Faizal Jeerooburkhan, observateur : «Il est temps que nous modernisions notre système» 

faizal« Adopter le comptage des votes le même jour serait un grand pas en avant en matière de crédibilité et d’efficacité. Ce système permettrait de réduire le risque de fraude électorale, limiterait le besoin de recomptages coûteux et diminuerait les conflits liés aux résultats. En agissant ainsi, nous rétablirions la confiance des citoyens dans le système et réduirions les coûts opérationnels des élections. La majorité des pays procède déjà au dépouillement des votes le même jour. Il est temps que Maurice modernise son propre système. Des avancées technologiques permettent de faciliter ce processus, notamment en évitant le transport des urnes, source potentielle de ‘tampering’. Le dépouillement pourrait se faire directement dans chaque centre de vote ou être regroupé par région, mais cela nécessiterait des ajustements logistiques à définir. La Commission électorale a invoqué un manque de personnel et l’absence de consensus comme obstacles.

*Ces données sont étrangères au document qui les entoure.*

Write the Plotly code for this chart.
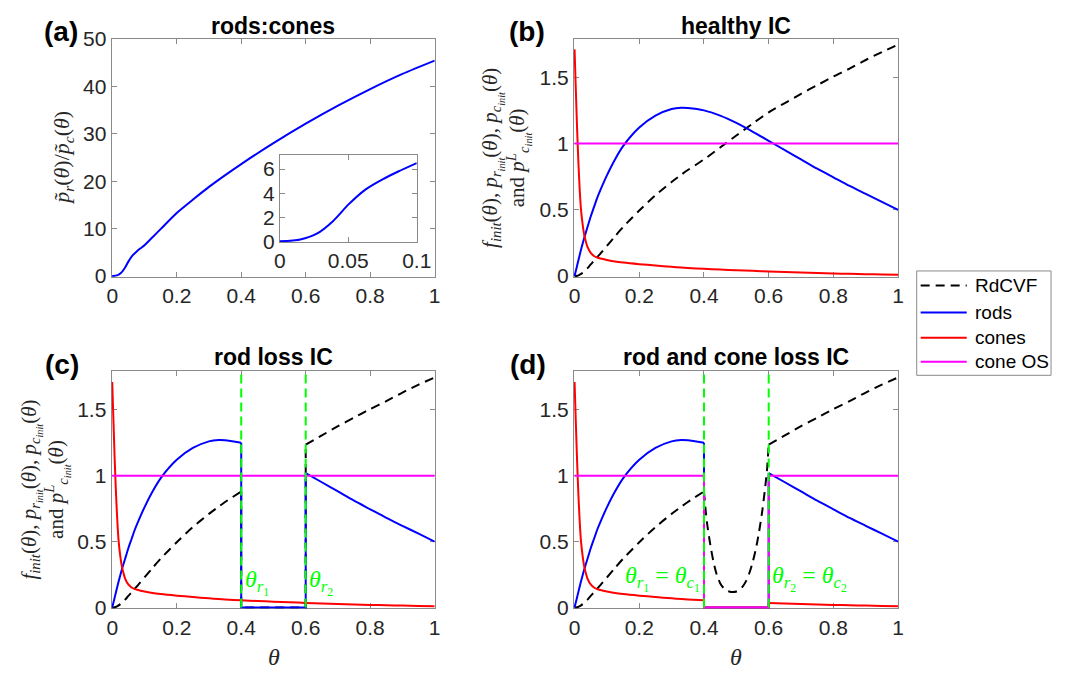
import plotly.graph_objects as go

# ---------------- data ----------------
# (a) rods:cones ratio
theta_a = [0, 0.015, 0.027, 0.039, 0.05, 0.0625, 0.075, 0.0865, 0.1, 0.125, 0.15, 0.2,
           0.25, 0.3, 0.4, 0.5, 0.6, 0.7, 0.8, 0.9, 1.0]
ratio_a = [0, 0.16, 0.64, 1.7, 3.05, 4.3, 5.15, 5.8, 6.5, 8.2, 9.9, 13.3,
           16.1, 18.8, 23.6, 28.0, 32.1, 35.9, 39.4, 42.6, 45.4]

# healthy initial conditions, common theta grid
theta = [0, 0.004, 0.008, 0.012, 0.016, 0.02, 0.025, 0.03, 0.035, 0.04, 0.05, 0.06,
         0.07, 0.08, 0.1, 0.125, 0.15, 0.2, 0.25, 0.3, 0.33, 0.35, 0.4, 0.45, 0.5,
         0.55, 0.6, 0.65, 0.7, 0.75, 0.8, 0.85, 0.9, 0.95, 1.0]
rods = [0, 0.04, 0.08, 0.12, 0.16, 0.2, 0.245, 0.29, 0.33, 0.37, 0.45, 0.52,
        0.59, 0.65, 0.76, 0.88, 0.98, 1.12, 1.21, 1.26, 1.27, 1.268, 1.25, 1.21, 1.155,
        1.09, 1.02, 0.95, 0.88, 0.81, 0.745, 0.68, 0.62, 0.56, 0.5]
cones = [1.71, 1.40, 1.10, 0.85, 0.65, 0.50, 0.39, 0.31, 0.26, 0.22, 0.175, 0.152,
         0.14, 0.133, 0.122, 0.11, 0.102, 0.09, 0.08, 0.07, 0.065, 0.062, 0.055, 0.05, 0.044,
         0.04, 0.035, 0.031, 0.027, 0.023, 0.02, 0.017, 0.015, 0.012, 0.01]
rdcvf = [0, 0.001, 0.003, 0.006, 0.011, 0.017, 0.026, 0.037, 0.048, 0.06, 0.088, 0.115,
         0.143, 0.17, 0.228, 0.3, 0.37, 0.495, 0.61, 0.71, 0.765, 0.8, 0.88, 0.97, 1.06,
         1.15, 1.235, 1.305, 1.375, 1.44, 1.505, 1.565, 1.63, 1.69, 1.745]
theta_os = [0, 1]
cone_os = [1, 1]

# degenerate patch thresholds
theta_r1, theta_r2 = 0.4, 0.6
gap_theta_flat = [0.4, 0.6]
gap_zero = [0, 0]
# RdCVF inside the patch in (d)
gap_theta_d = [0.4, 0.405, 0.41, 0.42, 0.43, 0.44, 0.45, 0.46, 0.47, 0.48, 0.49, 0.5,
               0.51, 0.52, 0.53, 0.54, 0.55, 0.56, 0.57, 0.58, 0.59, 0.595, 0.6]
rdcvf_gap_d = [0.88, 0.74, 0.63, 0.47, 0.34, 0.245, 0.185, 0.15, 0.13, 0.12, 0.118, 0.122,
               0.135, 0.16, 0.2, 0.26, 0.34, 0.44, 0.57, 0.73, 0.93, 1.05, 1.235]

legend_names = ['RdCVF', 'rods', 'cones', 'cone OS']

# ---------------- styles ----------------
BLACK, BLUE, RED, MAG, GREEN = '#000000', '#0000ff', '#ff0000', '#ff00ff', '#00ff00'
LW = 2
DASH = '9px,6px'
GDASH = '9px,5px'
SMOOTH = 0.7

fig = go.Figure()

def add(x, y, color, ax, dash='solid', shape='spline'):
    fig.add_trace(go.Scatter(x=x, y=y, mode='lines',
                             line=dict(color=color, width=LW, dash=dash, shape=shape,
                                       smoothing=SMOOTH if shape == 'spline' else None),
                             xaxis='x' + ax, yaxis='y' + ax,
                             showlegend=False, hoverinfo='skip'))

def add_gap(th, vals, gth, gvals, color, ax, dash='solid', gap_shape='linear'):
    lx = [t for t in th if t <= theta_r1]
    ly = [v for t, v in zip(th, vals) if t <= theta_r1]
    rx = [t for t in th if t >= theta_r2]
    ry = [v for t, v in zip(th, vals) if t >= theta_r2]
    add(lx, ly, color, ax, dash)
    if gap_shape == 'linear':
        add([lx[-1]] + list(gth) + [rx[0]], [ly[-1]] + list(gvals) + [ry[0]],
            color, ax, dash, 'linear')
    else:
        add(list(gth), list(gvals), color, ax, dash, 'spline')
        add([gth[-1], rx[0]], [gvals[-1], ry[0]], color, ax, dash, 'linear')
    add(rx, ry, color, ax, dash)

# (a)
add(theta_a, ratio_a, BLUE, '')
# inset
ti = [t for t in theta_a if t <= 0.1]
ri = [r for t, r in zip(theta_a, ratio_a) if t <= 0.1]
add(ti, ri, BLUE, '5')

# (b) healthy
add(theta, rdcvf, BLACK, '2', DASH)
add(theta, rods, BLUE, '2')
add(theta, cones, RED, '2')
add(theta_os, cone_os, MAG, '2', 'solid', 'linear')

# (c) rod loss
add_gap(theta, rdcvf, gap_theta_flat, gap_zero, BLACK, '3', DASH)
add_gap(theta, rods, gap_theta_flat, gap_zero, BLUE, '3')
add(theta, cones, RED, '3')
add(theta_os, cone_os, MAG, '3', 'solid', 'linear')

# (d) rod and cone loss
add_gap(theta, rdcvf, gap_theta_d, rdcvf_gap_d, BLACK, '4', DASH, 'spline')
add_gap(theta, rods, gap_theta_flat, gap_zero, BLUE, '4')
add_gap(theta, cones, gap_theta_flat, gap_zero, RED, '4')
add_gap(theta_os, cone_os + [], [0.4, 0.4, 0.6, 0.6], [1, 0, 0, 1], MAG, '4')

# green threshold lines in (c) and (d)
YTOP = 1.79
for ax in ('3', '4'):
    for t in (theta_r1, theta_r2):
        add([t, t], [0, YTOP], GREEN, ax, GDASH, 'linear')

# ---------------- layout ----------------
W, H = 1068, 682
AXC = '#8a8a8a'
TICKFONT = dict(family='Liberation Sans, Arial', size=21, color='#262626')

def px_dom(a, b, size, flip=False):
    if flip:
        return [1 - b / size, 1 - a / size]
    return [a / size, b / size]

def xax(dom, anchor, rng, tv, tt):
    return dict(domain=dom, anchor=anchor, range=rng, tickvals=tv, ticktext=tt,
                showline=True, mirror='ticks', linecolor=AXC, linewidth=1,
                ticks='inside', ticklen=5, tickcolor=AXC, tickfont=TICKFONT,
                showgrid=False, zeroline=False, layer='below traces', fixedrange=True)

tx = [0, 0.2, 0.4, 0.6, 0.8, 1]
tx_t = ['0', '0.2', '0.4', '0.6', '0.8', '1']
ty = [0, 0.5, 1, 1.5]
ty_t = ['0', '0.5', '1', '1.5']

xa_dom = px_dom(107.7, 437.3, W)
xb_dom = px_dom(579.3, 910, W)
ytop_dom = px_dom(27.7, 274.3, H, True)
ybot_dom = px_dom(372, 617.3, H, True)

yr = [-0.007, YTOP]
layout = dict(
    width=W, height=H, margin=dict(l=0, r=0, t=0, b=0),
    paper_bgcolor='white', plot_bgcolor='white', showlegend=False,
    xaxis=xax(xa_dom, 'y', [-0.002, 1], tx, tx_t),
    yaxis=xax(ytop_dom, 'x', [-0.2, 50], [0, 10, 20, 30, 40, 50], ['0', '10', '20', '30', '40', '50']),
    xaxis2=xax(xb_dom, 'y2', [-0.002, 1], tx, tx_t),
    yaxis2=xax(ytop_dom, 'x2', yr, ty, ty_t),
    xaxis3=xax(xa_dom, 'y3', [-0.002, 1], tx, tx_t),
    yaxis3=xax(ybot_dom, 'x3', yr, ty, ty_t),
    xaxis4=xax(xb_dom, 'y4', [-0.002, 1], tx, tx_t),
    yaxis4=xax(ybot_dom, 'x4', yr, ty, ty_t),
    xaxis5=xax(px_dom(279.3, 419, W), 'y5', [0, 0.1], [0, 0.05, 0.1], ['0', '0.05', '0.1']),
    yaxis5=xax(px_dom(148, 238, H, True), 'x5', [-0.05, 7.17], [0, 2, 4, 6], ['0', '2', '4', '6']),
)
fig.update_layout(**layout)

ann = []
def A(text, xp, yp, size, bold=False, family='Liberation Sans, Arial', color='#000', angle=0,
      xanchor='center'):
    ann.append(dict(text=('<b>%s</b>' % text) if bold else text, x=xp / W, y=1 - yp / H,
                    xref='paper', yref='paper', showarrow=False, xanchor=xanchor,
                    yanchor='middle', textangle=angle,
                    font=dict(family=family, size=size, color=color)))

# titles
A('rods:cones', 272.5, 14, 23, True)
A('healthy IC', 745, 14, 23, True)
A('rod loss IC', 272.5, 357, 23, True)
A('rod and cone loss IC', 745, 357, 23, True)
# panel letters
A('(a)', 56, 20, 28, True)
A('(b)', 531, 20, 28, True)
A('(c)', 57, 365, 28, True)
A('(d)', 532, 365, 28, True)

SERIF = 'Liberation Serif, DejaVu Serif, serif'
ylab_a = '<i>p̃</i><sub><i>r</i></sub>(<i>θ</i>)/<i>p̃</i><sub><i>c</i></sub>(<i>θ</i>)'
ylab_bc = ('<i>f</i><sub><i>init</i></sub>(<i>θ</i>), <i>p</i><sub><i>r</i><sub><i>init</i></sub></sub>(<i>θ</i>), '
           '<i>p</i><sub><i>c</i><sub><i>init</i></sub></sub>(<i>θ</i>)<br>'
           'and <i>p</i><sup><i>L</i></sup><sub><i>c</i><sub><i>init</i></sub></sub>(<i>θ</i>)')
A(ylab_a, 58, 151, 22, family=SERIF, color='#262626', angle=-90)
A(ylab_bc, 510, 151, 21, family=SERIF, color='#262626', angle=-90)
A(ylab_bc, 40, 494, 21, family=SERIF, color='#262626', angle=-90)
# x labels
A('<i>θ</i>', 273, 667, 24, family=SERIF, color='#262626')
A('<i>θ</i>', 745, 667, 24, family=SERIF, color='#262626')

# green threshold labels
def G(text, xv, yv, xr, yr_, anchor):
    ann.append(dict(text=text, x=xv, y=yv, xref=xr, yref=yr_, showarrow=False,
                    xanchor=anchor, yanchor='middle',
                    font=dict(family=SERIF, size=24, color=GREEN)))

G('<i>θ</i><sub><i>r</i><sub>1</sub></sub>', 0.405, 0.19, 'x3', 'y3', 'left')
G('<i>θ</i><sub><i>r</i><sub>2</sub></sub>', 0.605, 0.19, 'x3', 'y3', 'left')
G('<i>θ</i><sub><i>r</i><sub>1</sub></sub> = <i>θ</i><sub><i>c</i><sub>1</sub></sub>', 0.395, 0.22, 'x4', 'y4', 'right')
G('<i>θ</i><sub><i>r</i><sub>2</sub></sub> = <i>θ</i><sub><i>c</i><sub>2</sub></sub>', 0.605, 0.22, 'x4', 'y4', 'left')

# manual legend (box, line samples, labels)
LX0, LX1, LY0, LY1 = 929, 1066, 268, 376
shapes = [dict(type='rect', xref='paper', yref='paper', x0=LX0 / W, x1=LX1 / W,
               y0=1 - LY1 / H, y1=1 - LY0 / H, line=dict(color=AXC, width=1),
               fillcolor='white', layer='above')]
leg_colors = [BLACK, BLUE, RED, MAG]
leg_dash = [DASH, 'solid', 'solid', 'solid']
leg_y = [283, 311, 337, 362]
for name, c, d, yy in zip(legend_names, leg_colors, leg_dash, leg_y):
    shapes.append(dict(type='line', xref='paper', yref='paper', x0=933 / W, x1=980 / W,
                       y0=1 - yy / H, y1=1 - yy / H, line=dict(color=c, width=LW, dash=d),
                       layer='above'))
    A(name, 986, yy, 19, family='Liberation Sans, Arial', color='#000', xanchor='left')

fig.update_layout(annotations=ann, shapes=shapes)
fig.write_html('out.html')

Je crois pourtant que des solutions existent, mais elles n’ont pas été sérieusement considérées. Il aurait été plus judicieux pour la commission de convoquer les responsables des partis politiques afin de discuter des propositions, en réfléchissant à des manières de minimiser le personnel nécessaire. En l’absence d’accord après ces discussions, il aurait été possible de reporter la décision. Passer par un tel processus aurait été plus efficace avant de prendre une décision définitive. »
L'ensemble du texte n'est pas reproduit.